**Directions:** Identify the lines bearing the string "this" and gather them.

**Supplied records:**
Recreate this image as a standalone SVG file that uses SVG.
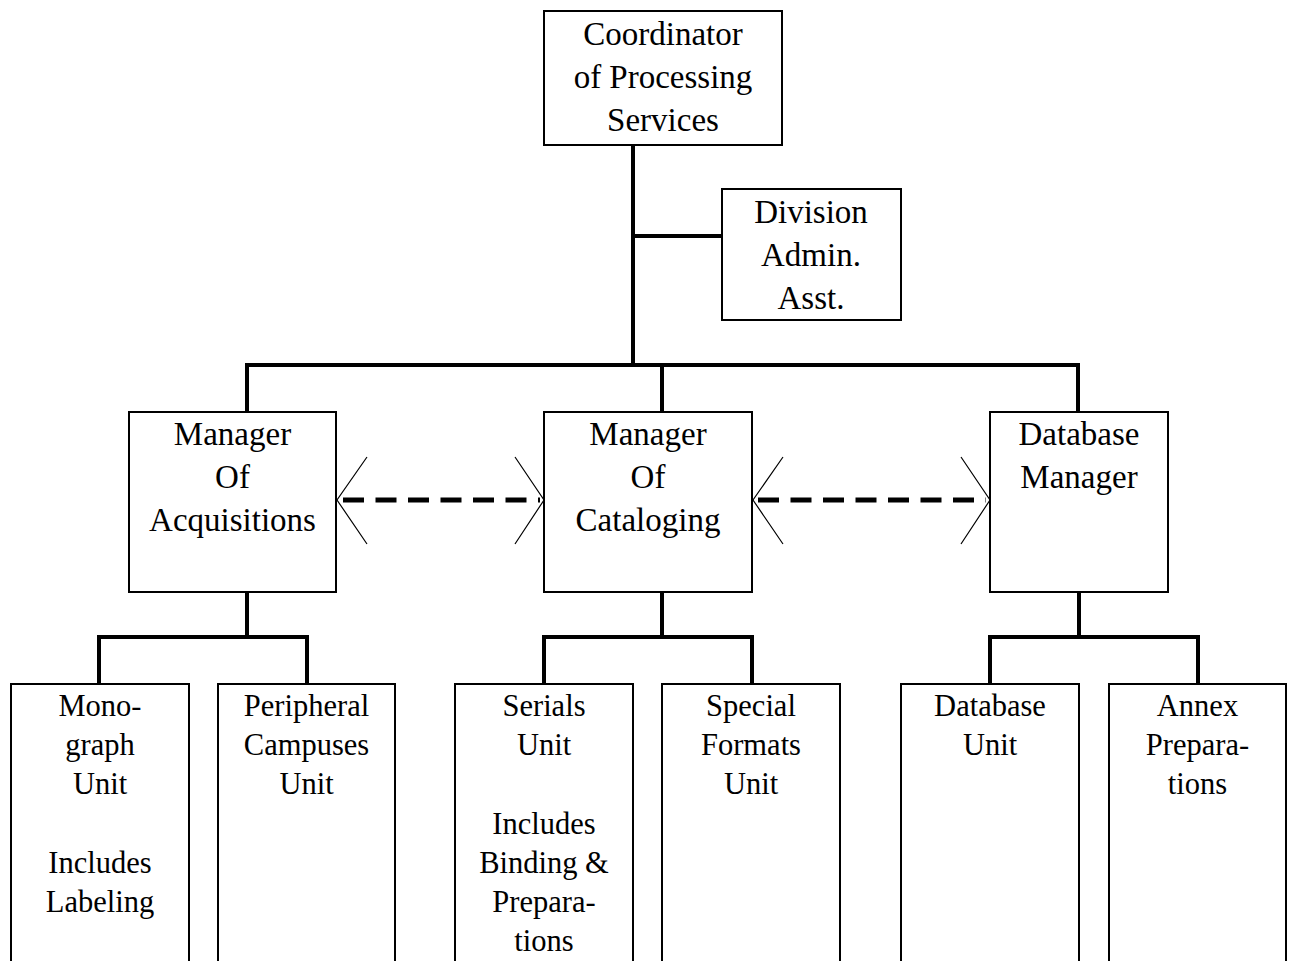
<svg xmlns="http://www.w3.org/2000/svg" width="1289" height="961" viewBox="0 0 1289 961">
<style>
.box{fill:#fff;stroke:#000;stroke-width:2}
.conn{fill:none;stroke:#000;stroke-width:4}
.dash{fill:none;stroke:#000;stroke-width:5;stroke-dasharray:21 11.5}
.head{fill:none;stroke:#000;stroke-width:1.2}
.t1{font-family:"Liberation Serif","Times New Roman",serif;font-size:33px;text-anchor:middle;fill:#000}
.t2{font-family:"Liberation Serif","Times New Roman",serif;font-size:30.5px;text-anchor:middle;fill:#000}
</style>
<rect width="1289" height="961" fill="#fff"/>
<g id="connectors">
<path class="conn" d="M633,145 V365 M633,236 H722 M247,365 H1079 M247,363 V412 M662,363 V412 M1078,363 V412"/>
<path class="conn" d="M247,592 V637 M99,637 H307 M99,635 V684 M307,635 V684"/>
<path class="conn" d="M662,592 V637 M544,637 H752 M544,635 V684 M752,635 V684"/>
<path class="conn" d="M1079,592 V637 M990,637 H1198 M990,635 V684 M1198,635 V684"/>
<line class="dash" x1="343" y1="500" x2="540" y2="500"/>
<line class="dash" x1="758" y1="500" x2="986" y2="500"/>
<path class="head" d="M367,457 L337,500 L367,544 M515,457 L544,500 L515,544"/>
<path class="head" d="M783,457 L753,500 L783,544 M961,457 L990,500 L961,544"/>
</g>
<g id="coordinator">
<rect class="box" x="544" y="11" width="238" height="134"/>
<text class="t1" x="663" y="45">Coordinator</text>
<text class="t1" x="663" y="88">of Processing</text>
<text class="t1" x="663" y="131">Services</text>
</g>
<g id="division-admin">
<rect class="box" x="722" y="189" width="179" height="131"/>
<text class="t1" x="811" y="223">Division</text>
<text class="t1" x="811" y="266">Admin.</text>
<text class="t1" x="811" y="309">Asst.</text>
</g>
<g id="mgr-acquisitions">
<rect class="box" x="129" y="412" width="207" height="180"/>
<text class="t1" x="232.5" y="445">Manager</text>
<text class="t1" x="232.5" y="488">Of</text>
<text class="t1" x="232.5" y="531">Acquisitions</text>
</g>
<g id="mgr-cataloging">
<rect class="box" x="544" y="412" width="208" height="180"/>
<text class="t1" x="648" y="445">Manager</text>
<text class="t1" x="648" y="488">Of</text>
<text class="t1" x="648" y="531">Cataloging</text>
</g>
<g id="db-manager">
<rect class="box" x="990" y="412" width="178" height="180"/>
<text class="t1" x="1079" y="445">Database</text>
<text class="t1" x="1079" y="488">Manager</text>
</g>
<g id="monograph">
<rect class="box" x="11" y="684" width="178" height="290"/>
<text class="t2" x="100" y="716">Mono-</text>
<text class="t2" x="100" y="755">graph</text>
<text class="t2" x="100" y="794">Unit</text>
<text class="t2" x="100" y="873">Includes</text>
<text class="t2" x="100" y="912">Labeling</text>
</g>
<g id="peripheral">
<rect class="box" x="218" y="684" width="177" height="290"/>
<text class="t2" x="306.5" y="716">Peripheral</text>
<text class="t2" x="306.5" y="755">Campuses</text>
<text class="t2" x="306.5" y="794">Unit</text>
</g>
<g id="serials">
<rect class="box" x="455" y="684" width="178" height="290"/>
<text class="t2" x="544" y="716">Serials</text>
<text class="t2" x="544" y="755">Unit</text>
<text class="t2" x="544" y="834">Includes</text>
<text class="t2" x="544" y="873">Binding &amp;</text>
<text class="t2" x="544" y="912">Prepara-</text>
<text class="t2" x="544" y="951">tions</text>
</g>
<g id="special-formats">
<rect class="box" x="662" y="684" width="178" height="290"/>
<text class="t2" x="751" y="716">Special</text>
<text class="t2" x="751" y="755">Formats</text>
<text class="t2" x="751" y="794">Unit</text>
</g>
<g id="database-unit">
<rect class="box" x="901" y="684" width="178" height="290"/>
<text class="t2" x="990" y="716">Database</text>
<text class="t2" x="990" y="755">Unit</text>
</g>
<g id="annex">
<rect class="box" x="1109" y="684" width="177" height="290"/>
<text class="t2" x="1197.5" y="716">Annex</text>
<text class="t2" x="1197.5" y="755">Prepara-</text>
<text class="t2" x="1197.5" y="794">tions</text>
</g>
</svg>
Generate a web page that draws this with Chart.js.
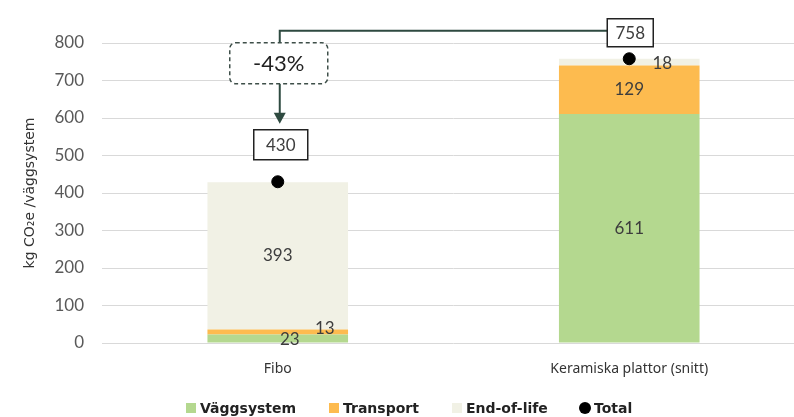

**Reply to the exercise:**
Recreate this image as a standalone SVG file that uses SVG.
Generate a web page that draws this with Chart.js.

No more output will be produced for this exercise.